Your objective → Check every line of the entries that follow, and copy the ones containing "What".

Given information →
----------------------------------------

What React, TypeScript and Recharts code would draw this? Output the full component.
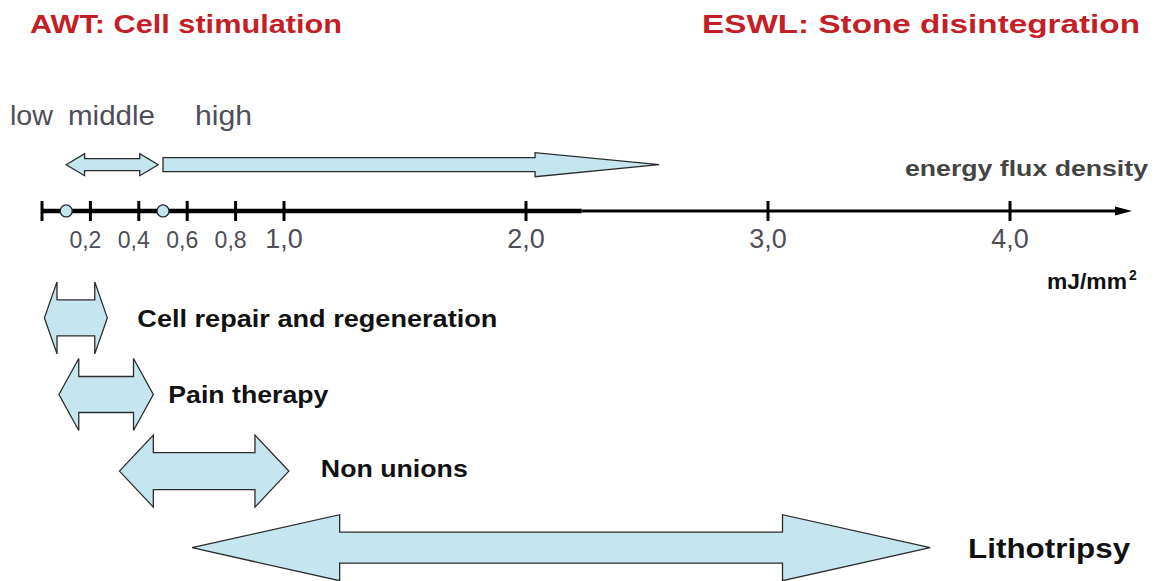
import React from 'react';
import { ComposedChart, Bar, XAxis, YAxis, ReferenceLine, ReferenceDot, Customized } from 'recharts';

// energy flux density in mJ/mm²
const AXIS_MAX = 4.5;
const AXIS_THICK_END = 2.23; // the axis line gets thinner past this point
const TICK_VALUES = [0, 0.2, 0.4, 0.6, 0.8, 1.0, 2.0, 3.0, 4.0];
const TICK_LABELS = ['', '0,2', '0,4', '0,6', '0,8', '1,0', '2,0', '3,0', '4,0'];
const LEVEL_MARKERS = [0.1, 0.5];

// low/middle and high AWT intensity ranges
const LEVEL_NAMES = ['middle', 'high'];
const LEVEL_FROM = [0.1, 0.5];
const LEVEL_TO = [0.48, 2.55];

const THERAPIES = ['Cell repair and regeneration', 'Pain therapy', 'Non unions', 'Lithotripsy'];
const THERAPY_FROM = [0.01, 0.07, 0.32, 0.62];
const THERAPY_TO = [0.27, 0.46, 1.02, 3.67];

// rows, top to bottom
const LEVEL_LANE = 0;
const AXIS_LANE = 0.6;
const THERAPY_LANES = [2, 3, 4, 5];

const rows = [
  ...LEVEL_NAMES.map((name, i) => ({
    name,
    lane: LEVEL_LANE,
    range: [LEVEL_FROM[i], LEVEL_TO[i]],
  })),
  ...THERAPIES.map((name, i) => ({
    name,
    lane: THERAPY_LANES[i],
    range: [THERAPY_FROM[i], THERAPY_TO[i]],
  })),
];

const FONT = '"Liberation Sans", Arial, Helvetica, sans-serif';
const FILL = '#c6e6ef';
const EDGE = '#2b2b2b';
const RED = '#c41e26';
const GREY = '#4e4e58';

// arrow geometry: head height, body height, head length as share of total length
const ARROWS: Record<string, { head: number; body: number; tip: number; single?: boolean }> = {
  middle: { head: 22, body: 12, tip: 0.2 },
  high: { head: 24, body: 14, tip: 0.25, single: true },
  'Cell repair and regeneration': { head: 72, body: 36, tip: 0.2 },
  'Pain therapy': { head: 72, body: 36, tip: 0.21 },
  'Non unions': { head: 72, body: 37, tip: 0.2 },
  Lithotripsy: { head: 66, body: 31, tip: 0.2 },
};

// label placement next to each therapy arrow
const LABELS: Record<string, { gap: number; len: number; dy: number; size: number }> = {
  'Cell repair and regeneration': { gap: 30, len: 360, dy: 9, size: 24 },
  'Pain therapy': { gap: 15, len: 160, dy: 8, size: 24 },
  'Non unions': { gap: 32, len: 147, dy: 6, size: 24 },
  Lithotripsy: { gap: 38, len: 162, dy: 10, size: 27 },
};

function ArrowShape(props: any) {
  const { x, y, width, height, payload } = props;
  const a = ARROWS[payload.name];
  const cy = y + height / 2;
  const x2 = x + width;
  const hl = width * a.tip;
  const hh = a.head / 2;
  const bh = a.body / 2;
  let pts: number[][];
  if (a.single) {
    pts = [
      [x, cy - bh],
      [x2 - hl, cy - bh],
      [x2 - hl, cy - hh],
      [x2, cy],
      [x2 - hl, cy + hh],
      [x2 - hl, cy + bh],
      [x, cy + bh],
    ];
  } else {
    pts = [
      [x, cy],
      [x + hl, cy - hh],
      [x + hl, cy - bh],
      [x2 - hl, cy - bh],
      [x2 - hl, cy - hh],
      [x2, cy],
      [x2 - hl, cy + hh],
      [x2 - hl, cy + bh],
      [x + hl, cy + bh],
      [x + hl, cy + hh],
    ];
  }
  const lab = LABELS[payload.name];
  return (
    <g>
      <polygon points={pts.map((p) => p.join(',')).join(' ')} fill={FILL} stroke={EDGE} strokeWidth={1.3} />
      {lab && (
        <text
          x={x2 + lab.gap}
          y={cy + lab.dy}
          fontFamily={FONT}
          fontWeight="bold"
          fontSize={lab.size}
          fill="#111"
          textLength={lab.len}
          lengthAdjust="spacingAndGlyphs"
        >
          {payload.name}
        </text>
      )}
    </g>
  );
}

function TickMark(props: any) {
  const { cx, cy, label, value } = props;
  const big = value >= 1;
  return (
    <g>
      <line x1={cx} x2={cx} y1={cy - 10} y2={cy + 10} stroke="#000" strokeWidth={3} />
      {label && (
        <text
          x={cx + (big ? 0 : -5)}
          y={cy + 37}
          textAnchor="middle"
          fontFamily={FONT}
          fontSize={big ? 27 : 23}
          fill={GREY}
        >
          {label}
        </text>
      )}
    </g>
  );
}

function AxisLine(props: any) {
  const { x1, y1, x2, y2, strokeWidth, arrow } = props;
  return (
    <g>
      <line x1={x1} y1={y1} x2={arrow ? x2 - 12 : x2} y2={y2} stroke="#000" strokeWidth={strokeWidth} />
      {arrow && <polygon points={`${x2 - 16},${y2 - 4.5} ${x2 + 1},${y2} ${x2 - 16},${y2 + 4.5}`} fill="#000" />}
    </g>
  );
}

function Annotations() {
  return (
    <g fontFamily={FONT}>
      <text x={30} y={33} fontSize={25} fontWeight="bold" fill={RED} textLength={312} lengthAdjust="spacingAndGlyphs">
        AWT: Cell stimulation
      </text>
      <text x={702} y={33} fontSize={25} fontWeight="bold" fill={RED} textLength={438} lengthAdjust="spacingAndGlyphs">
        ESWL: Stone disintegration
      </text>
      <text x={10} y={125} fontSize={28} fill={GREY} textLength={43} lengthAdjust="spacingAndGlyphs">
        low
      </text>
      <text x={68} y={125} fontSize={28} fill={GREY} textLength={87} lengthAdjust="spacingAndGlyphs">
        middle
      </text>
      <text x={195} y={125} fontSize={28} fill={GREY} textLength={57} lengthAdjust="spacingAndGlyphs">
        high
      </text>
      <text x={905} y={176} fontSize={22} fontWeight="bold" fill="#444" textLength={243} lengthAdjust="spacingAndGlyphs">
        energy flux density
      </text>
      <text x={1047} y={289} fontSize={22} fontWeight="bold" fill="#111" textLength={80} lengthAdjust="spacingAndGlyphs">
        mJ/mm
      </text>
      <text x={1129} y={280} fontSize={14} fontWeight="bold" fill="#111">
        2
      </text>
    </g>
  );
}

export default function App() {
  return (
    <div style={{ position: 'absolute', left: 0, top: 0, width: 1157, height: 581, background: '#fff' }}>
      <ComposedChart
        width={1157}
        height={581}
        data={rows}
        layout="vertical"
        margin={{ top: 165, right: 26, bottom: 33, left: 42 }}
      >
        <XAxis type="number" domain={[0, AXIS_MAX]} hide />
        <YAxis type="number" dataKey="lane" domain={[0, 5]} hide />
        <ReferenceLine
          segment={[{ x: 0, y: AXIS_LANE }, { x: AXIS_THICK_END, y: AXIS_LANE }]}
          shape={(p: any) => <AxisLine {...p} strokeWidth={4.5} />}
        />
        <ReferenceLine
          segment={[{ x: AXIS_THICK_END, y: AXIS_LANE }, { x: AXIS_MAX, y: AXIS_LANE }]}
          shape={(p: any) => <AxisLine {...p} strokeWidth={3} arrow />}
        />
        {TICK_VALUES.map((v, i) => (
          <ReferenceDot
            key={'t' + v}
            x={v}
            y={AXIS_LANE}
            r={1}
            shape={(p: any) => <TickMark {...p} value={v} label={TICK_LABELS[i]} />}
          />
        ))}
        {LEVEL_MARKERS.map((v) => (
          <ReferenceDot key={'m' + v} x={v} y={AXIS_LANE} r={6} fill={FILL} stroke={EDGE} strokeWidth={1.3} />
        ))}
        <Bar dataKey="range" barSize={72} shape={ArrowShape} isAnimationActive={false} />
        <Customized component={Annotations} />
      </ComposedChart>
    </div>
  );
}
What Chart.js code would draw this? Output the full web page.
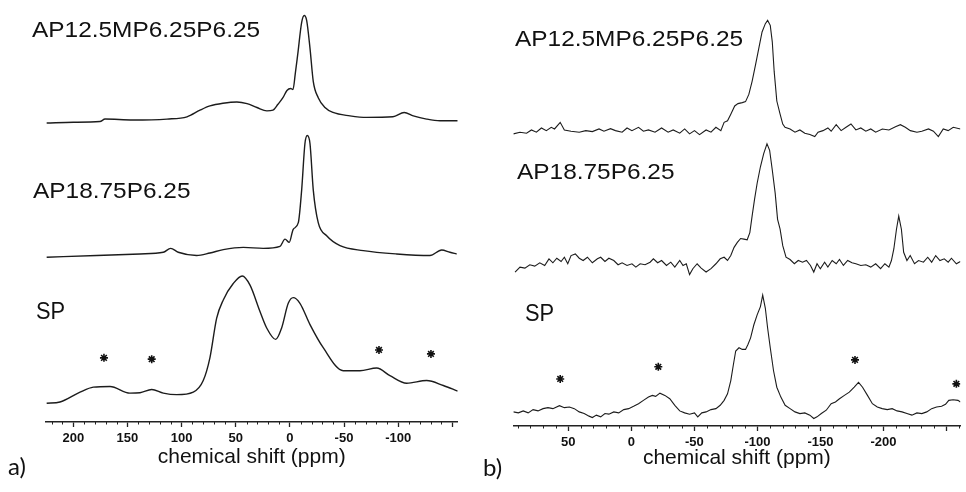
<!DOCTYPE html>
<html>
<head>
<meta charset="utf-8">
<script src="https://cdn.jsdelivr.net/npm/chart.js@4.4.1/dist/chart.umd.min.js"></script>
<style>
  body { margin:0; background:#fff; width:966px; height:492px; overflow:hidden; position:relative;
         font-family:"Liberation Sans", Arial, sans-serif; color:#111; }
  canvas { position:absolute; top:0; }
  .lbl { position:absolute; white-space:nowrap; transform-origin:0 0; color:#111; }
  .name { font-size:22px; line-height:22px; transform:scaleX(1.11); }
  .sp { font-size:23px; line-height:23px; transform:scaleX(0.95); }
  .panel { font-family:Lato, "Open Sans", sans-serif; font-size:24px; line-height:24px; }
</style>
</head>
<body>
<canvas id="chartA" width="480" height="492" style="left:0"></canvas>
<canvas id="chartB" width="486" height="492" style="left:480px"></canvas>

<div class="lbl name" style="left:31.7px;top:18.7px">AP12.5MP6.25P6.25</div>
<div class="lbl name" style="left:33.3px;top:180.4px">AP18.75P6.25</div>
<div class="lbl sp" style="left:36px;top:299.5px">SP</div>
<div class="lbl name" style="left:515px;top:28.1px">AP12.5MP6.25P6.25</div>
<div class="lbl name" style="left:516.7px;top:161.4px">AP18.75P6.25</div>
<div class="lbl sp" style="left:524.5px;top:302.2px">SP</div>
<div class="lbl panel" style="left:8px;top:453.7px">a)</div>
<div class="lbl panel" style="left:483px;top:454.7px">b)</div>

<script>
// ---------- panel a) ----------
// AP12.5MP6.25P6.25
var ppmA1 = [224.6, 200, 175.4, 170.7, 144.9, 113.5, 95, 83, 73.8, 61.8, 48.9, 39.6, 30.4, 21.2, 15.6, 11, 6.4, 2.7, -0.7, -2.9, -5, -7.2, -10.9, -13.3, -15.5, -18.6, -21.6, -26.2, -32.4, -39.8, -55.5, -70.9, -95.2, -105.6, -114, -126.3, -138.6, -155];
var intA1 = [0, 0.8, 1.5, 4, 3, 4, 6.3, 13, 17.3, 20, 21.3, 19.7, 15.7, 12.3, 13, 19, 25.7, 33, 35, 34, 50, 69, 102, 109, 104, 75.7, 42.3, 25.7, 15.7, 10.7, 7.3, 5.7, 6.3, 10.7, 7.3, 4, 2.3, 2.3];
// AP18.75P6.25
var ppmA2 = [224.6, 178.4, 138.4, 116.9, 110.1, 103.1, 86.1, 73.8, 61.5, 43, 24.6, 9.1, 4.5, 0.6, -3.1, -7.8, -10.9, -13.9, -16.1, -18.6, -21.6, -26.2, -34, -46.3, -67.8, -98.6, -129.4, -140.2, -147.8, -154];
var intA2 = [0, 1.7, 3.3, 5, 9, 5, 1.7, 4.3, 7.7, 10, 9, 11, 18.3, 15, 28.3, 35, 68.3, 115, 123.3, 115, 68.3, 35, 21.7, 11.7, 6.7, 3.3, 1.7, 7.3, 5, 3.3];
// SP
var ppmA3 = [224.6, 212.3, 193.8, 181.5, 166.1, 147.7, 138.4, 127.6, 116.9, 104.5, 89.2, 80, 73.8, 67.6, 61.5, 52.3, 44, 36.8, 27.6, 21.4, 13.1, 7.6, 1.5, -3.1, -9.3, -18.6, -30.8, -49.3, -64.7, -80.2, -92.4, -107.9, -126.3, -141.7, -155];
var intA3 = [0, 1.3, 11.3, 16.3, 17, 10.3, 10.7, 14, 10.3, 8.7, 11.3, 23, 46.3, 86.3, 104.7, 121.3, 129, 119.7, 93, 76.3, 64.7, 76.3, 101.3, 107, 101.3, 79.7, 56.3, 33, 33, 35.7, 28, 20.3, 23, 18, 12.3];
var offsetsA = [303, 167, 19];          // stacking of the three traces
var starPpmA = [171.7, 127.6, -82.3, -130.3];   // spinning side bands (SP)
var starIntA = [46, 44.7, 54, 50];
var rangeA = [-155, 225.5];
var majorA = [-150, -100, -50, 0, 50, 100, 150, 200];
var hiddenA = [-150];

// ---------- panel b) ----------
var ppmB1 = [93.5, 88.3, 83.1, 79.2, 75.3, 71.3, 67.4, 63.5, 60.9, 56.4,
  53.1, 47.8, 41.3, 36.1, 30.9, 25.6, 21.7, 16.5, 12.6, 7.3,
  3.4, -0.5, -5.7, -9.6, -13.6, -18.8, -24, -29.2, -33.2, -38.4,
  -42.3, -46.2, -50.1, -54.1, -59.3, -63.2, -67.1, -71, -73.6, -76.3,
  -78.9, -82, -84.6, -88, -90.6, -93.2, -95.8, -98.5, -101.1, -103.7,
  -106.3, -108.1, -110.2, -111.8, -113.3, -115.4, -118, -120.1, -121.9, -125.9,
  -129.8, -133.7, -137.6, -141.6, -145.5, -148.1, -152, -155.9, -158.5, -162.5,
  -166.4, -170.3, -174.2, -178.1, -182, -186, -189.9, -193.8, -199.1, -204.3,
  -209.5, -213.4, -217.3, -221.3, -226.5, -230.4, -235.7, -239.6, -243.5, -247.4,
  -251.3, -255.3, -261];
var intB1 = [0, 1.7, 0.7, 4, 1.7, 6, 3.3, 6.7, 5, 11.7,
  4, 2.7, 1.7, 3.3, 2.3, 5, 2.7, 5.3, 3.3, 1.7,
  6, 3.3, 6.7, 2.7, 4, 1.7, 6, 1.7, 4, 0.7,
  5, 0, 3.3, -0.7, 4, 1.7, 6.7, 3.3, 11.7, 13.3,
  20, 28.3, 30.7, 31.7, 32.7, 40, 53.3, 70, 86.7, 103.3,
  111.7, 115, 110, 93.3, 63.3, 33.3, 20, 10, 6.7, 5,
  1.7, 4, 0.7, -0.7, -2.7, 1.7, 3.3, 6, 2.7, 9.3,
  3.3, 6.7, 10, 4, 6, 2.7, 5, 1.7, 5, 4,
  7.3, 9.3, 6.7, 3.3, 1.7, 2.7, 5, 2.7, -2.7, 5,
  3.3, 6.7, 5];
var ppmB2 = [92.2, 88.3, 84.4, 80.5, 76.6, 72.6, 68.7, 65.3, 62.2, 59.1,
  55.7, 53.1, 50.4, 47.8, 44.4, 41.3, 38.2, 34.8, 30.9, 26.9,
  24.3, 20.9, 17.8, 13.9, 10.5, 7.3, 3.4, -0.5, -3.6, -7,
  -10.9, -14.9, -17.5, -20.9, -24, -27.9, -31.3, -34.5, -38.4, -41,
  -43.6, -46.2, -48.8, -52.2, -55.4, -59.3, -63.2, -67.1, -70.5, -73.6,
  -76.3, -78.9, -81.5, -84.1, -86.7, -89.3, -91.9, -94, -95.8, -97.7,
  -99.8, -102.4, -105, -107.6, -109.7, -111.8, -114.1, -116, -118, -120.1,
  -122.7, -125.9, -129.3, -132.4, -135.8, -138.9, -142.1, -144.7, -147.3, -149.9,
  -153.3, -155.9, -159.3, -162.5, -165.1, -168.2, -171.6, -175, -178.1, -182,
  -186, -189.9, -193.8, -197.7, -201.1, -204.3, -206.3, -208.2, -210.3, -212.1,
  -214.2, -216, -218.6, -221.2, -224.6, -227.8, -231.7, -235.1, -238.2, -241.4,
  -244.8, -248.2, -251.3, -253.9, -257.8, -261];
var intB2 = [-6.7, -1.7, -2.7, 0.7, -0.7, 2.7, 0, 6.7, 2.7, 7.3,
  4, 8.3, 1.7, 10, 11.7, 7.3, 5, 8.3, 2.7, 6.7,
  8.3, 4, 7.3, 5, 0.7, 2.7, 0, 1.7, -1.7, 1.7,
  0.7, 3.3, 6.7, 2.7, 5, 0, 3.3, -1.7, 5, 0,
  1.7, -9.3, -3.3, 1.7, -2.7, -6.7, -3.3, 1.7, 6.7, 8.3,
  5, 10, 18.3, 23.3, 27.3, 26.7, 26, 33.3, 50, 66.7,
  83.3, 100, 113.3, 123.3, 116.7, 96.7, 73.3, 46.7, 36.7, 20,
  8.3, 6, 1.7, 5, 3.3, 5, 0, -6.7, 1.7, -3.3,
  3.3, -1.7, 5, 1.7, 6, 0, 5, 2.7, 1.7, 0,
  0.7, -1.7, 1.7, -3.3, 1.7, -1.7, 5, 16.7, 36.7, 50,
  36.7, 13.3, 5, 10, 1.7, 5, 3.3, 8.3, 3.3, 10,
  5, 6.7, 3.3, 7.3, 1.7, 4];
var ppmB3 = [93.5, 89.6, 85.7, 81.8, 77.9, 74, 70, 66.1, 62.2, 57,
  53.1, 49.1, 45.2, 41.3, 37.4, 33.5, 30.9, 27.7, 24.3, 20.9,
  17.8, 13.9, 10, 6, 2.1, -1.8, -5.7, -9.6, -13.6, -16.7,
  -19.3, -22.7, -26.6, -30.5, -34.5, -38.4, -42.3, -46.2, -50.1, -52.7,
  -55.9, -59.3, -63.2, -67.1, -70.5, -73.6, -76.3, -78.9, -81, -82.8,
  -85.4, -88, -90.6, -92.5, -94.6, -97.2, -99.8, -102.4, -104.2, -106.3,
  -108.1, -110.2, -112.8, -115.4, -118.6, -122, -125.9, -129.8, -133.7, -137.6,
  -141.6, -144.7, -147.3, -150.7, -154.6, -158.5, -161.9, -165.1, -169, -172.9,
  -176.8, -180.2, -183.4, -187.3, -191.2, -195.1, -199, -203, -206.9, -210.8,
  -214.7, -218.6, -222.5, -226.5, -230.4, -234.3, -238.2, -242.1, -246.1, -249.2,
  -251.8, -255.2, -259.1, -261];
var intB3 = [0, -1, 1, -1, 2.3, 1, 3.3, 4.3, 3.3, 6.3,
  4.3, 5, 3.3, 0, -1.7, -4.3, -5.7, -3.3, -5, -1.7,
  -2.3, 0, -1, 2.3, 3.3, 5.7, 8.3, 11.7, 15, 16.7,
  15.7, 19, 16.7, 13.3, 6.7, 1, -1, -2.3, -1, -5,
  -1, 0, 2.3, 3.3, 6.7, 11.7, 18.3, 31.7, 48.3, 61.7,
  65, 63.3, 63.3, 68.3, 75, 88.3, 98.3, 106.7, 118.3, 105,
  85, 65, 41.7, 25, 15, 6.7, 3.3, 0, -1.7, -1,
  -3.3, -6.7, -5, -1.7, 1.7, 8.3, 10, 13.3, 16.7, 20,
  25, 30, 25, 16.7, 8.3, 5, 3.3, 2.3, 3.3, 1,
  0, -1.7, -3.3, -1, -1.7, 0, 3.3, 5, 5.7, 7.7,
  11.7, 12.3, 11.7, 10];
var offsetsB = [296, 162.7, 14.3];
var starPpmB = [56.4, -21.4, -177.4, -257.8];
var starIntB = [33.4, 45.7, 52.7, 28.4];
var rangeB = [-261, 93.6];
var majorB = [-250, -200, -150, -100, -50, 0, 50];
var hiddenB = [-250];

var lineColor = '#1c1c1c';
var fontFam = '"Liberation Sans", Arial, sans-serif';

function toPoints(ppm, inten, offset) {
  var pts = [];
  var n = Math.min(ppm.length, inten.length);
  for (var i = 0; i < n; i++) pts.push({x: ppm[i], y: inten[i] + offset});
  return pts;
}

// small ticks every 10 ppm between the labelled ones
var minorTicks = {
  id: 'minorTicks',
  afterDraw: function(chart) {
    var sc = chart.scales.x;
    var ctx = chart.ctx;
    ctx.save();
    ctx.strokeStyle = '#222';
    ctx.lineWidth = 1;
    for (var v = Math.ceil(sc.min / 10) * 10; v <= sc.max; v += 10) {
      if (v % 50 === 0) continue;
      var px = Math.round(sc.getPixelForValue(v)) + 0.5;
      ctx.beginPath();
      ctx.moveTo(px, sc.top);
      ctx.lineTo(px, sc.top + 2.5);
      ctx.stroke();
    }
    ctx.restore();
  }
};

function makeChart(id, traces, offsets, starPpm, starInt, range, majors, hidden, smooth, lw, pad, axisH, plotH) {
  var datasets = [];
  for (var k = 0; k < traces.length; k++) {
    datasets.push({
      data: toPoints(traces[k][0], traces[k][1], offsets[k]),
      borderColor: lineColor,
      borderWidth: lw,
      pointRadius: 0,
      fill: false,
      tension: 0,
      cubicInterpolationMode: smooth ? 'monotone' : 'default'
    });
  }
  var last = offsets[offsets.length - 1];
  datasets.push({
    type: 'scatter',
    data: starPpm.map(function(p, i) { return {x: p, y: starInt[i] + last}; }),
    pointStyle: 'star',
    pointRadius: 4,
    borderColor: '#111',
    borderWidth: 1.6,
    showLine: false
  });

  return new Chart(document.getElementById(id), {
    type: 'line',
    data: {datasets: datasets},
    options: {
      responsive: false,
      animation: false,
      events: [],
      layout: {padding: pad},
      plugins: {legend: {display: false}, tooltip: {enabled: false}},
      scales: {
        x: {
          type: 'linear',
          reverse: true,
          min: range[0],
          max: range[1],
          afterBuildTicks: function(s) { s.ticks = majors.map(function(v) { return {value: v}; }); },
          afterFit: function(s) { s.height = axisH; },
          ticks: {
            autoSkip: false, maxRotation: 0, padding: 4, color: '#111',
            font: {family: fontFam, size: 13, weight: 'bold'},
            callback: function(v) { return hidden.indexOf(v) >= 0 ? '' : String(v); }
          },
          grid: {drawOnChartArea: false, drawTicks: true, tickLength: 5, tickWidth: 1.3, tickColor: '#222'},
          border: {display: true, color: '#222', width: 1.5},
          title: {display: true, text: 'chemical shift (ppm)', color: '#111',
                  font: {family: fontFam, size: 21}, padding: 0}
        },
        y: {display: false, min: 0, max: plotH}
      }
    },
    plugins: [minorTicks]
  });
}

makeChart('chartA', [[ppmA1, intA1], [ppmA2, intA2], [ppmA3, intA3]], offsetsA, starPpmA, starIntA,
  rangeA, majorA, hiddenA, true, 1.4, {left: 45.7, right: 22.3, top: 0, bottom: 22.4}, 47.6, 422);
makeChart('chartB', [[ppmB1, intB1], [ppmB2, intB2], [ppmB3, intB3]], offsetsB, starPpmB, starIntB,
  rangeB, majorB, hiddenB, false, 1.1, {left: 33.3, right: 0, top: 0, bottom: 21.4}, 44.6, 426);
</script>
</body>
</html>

----------------------------------------

Completed task →
What React, TypeScript and Recharts code would draw this? Output the full component.
What Chart.js code would draw this? Output the full web page.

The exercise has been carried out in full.